Disambiguation. Tanguy painted odd rocks, pebbles, microbes, or biomorphs. Whatever they are, they appear to be small, possibly microscopic. The landscapes of Tanguy are underwater, under a cover slip, or on a planet that is not-too-earthlike. There is no human presence. In the postwar period, Tanguy’s pebblescapes were read as melted remnants of atomic blasts. Tanguy himself maintained a Duchamp poker-face on all of this.

Sage’s art, in contrast, has a monumental quality. Her landscapes feel big, windswept, and lonely, with a nod to the American West (she married Tanguy in Reno). There is a human absence. Sage’s paintings, such as Tomorrow for Example (left), have an architectural quality not found in Tanguy. Her peculiar constructions are unfinished, off-kilter, or ruined, the work of unseen humanoids. Occasionally Sage’s works include wind-blown drapery implying a human figure.
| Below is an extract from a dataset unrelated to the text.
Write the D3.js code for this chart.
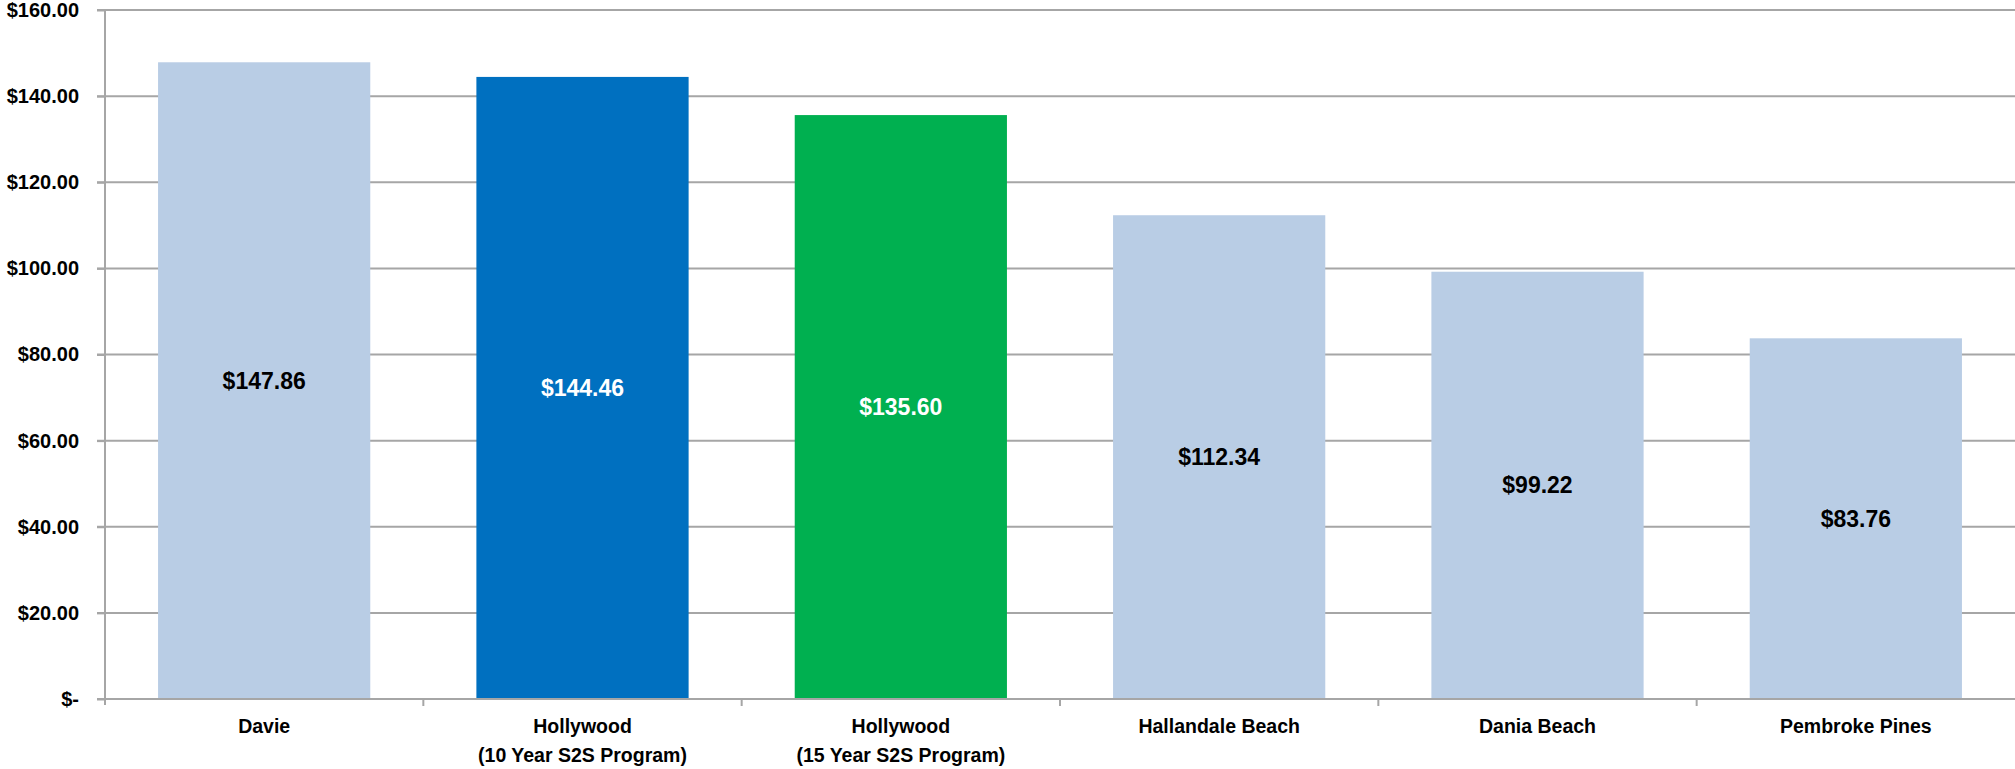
<!DOCTYPE html>
<html>
<head>
<meta charset="utf-8">
<script src="https://cdn.jsdelivr.net/npm/d3@7"></script>
<style>
  html, body { margin: 0; padding: 0; background: #fff; }
  svg { display: block; }
  text { font-family: "Liberation Sans", Arial, sans-serif; font-weight: bold; }
</style>
</head>
<body>
<svg id="chart" width="2015" height="769"></svg>
<script>
// Cost per unit by municipality
const categories = [
  ["Davie"],
  ["Hollywood", "(10 Year S2S Program)"],
  ["Hollywood", "(15 Year S2S Program)"],
  ["Hallandale Beach"],
  ["Dania Beach"],
  ["Pembroke Pines"]
];
const values = [147.86, 144.46, 135.60, 112.34, 99.22, 83.76];
const barColors = ["#B9CDE5", "#0070C0", "#00B050", "#B9CDE5", "#B9CDE5", "#B9CDE5"];
const labelColors = ["#000", "#fff", "#fff", "#000", "#000", "#000"];
const yTicks = [0, 20, 40, 60, 80, 100, 120, 140, 160];

const W = 2015, H = 769;
const margin = { left: 105, right: 0, top: 10, bottom: 70 };
const svg = d3.select("#chart");

const x = d3.scaleBand()
  .domain(d3.range(categories.length))
  .range([margin.left, W - margin.right])
  .paddingInner(1 / 3)
  .paddingOuter(1 / 6);

const y = d3.scaleLinear().domain([0, 160]).range([H - margin.bottom, margin.top]);

const fmt = v => v === 0 ? "$-" : "$" + d3.format(",.2f")(v);

// Horizontal gridlines
svg.append("g")
  .selectAll("line")
  .data(yTicks.filter(d => d > 0))
  .join("line")
  .attr("x1", margin.left - 8)
  .attr("x2", W)
  .attr("y1", d => y(d))
  .attr("y2", d => y(d))
  .attr("stroke", "#A6A6A6")
  .attr("stroke-width", 2);

// Bars
svg.append("g")
  .selectAll("rect")
  .data(values)
  .join("rect")
  .attr("x", (d, i) => x(i))
  .attr("width", x.bandwidth())
  .attr("y", d => y(d))
  .attr("height", d => y(0) - y(d))
  .attr("fill", (d, i) => barColors[i]);

// Value labels in the middle of each bar
svg.append("g")
  .selectAll("text")
  .data(values)
  .join("text")
  .attr("x", (d, i) => x(i) + x.bandwidth() / 2)
  .attr("y", d => (y(d) + y(0)) / 2)
  .attr("text-anchor", "middle")
  .attr("dominant-baseline", "central")
  .attr("font-size", 23)
  .attr("fill", (d, i) => labelColors[i])
  .text(d => fmt(d));

// Y axis
const yAxis = d3.axisLeft(y)
  .tickValues(yTicks)
  .tickFormat(fmt)
  .tickSize(8)
  .tickPadding(18);
const gy = svg.append("g")
  .attr("transform", `translate(${margin.left},0)`)
  .call(yAxis);
gy.select(".domain").attr("stroke", "#A6A6A6").attr("stroke-width", 2)
  .attr("d", `M0,${y(160)}V${y(0) + 6}`);
gy.selectAll(".tick line").attr("stroke", "#A6A6A6").attr("stroke-width", 2);
gy.selectAll(".tick text")
  .attr("font-size", 20)
  .attr("font-family", "'Liberation Sans', Arial, sans-serif")
  .attr("font-weight", "bold")
  .attr("fill", "#000");

// X axis baseline and category separators
const base = svg.append("g");
base.append("line")
  .attr("x1", margin.left - 8).attr("x2", W)
  .attr("y1", y(0)).attr("y2", y(0))
  .attr("stroke", "#A6A6A6").attr("stroke-width", 2);
const step = x.step();
base.selectAll("line.sep")
  .data(d3.range(1, categories.length))
  .join("line")
  .attr("class", "sep")
  .attr("x1", i => x(i) - step * x.paddingInner() / 2)
  .attr("x2", i => x(i) - step * x.paddingInner() / 2)
  .attr("y1", y(0))
  .attr("y2", y(0) + 7)
  .attr("stroke", "#A6A6A6")
  .attr("stroke-width", 2);

// Category labels
const cat = svg.append("g")
  .selectAll("text")
  .data(categories)
  .join("text")
  .attr("text-anchor", "middle")
  .attr("font-size", 19.5)
  .attr("fill", "#000")
  .attr("transform", (d, i) => `translate(${x(i) + x.bandwidth() / 2},${y(0) + 34})`);
cat.selectAll("tspan")
  .data(d => d)
  .join("tspan")
  .attr("x", 0)
  .attr("dy", (d, j) => j === 0 ? 0 : 29)
  .text(d => d);
</script>
</body>
</html>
Art historian Whitney Chadwick found in Sage “a sense of motionlessness and impending doom found nowhere else in Surrealism.”
Tanguy died from an unexpected stroke in 1955. That almost put an end to Sage’s painting career. The following year she produced Le Passage, extraordinary for showing a female figure among the rockscape. The invisible face has been interpreted as a self-portrait. (Bottom of post.)
One of Sage’s last paintings, included in the LACMA show, is Watching the Clock from 1958. The title sounds like the despair of the bereaved. It is a back-of-canvas trompe l’oeil, such as the Dutch Masters did, and such as Roy Lichtenstein would do a generation later. Sage’s painting has two bullet holes in the canvas.
In her last years Sage made small sculptures of wire and bullets. On January 8, 1963, she shot herself in the heart. Her suicide note explained: “The first painting by Yves that I saw, before I knew him, was called ‘I’m Waiting for You.’ I’ve come. Now he’s waiting for me again — I’m on my way.”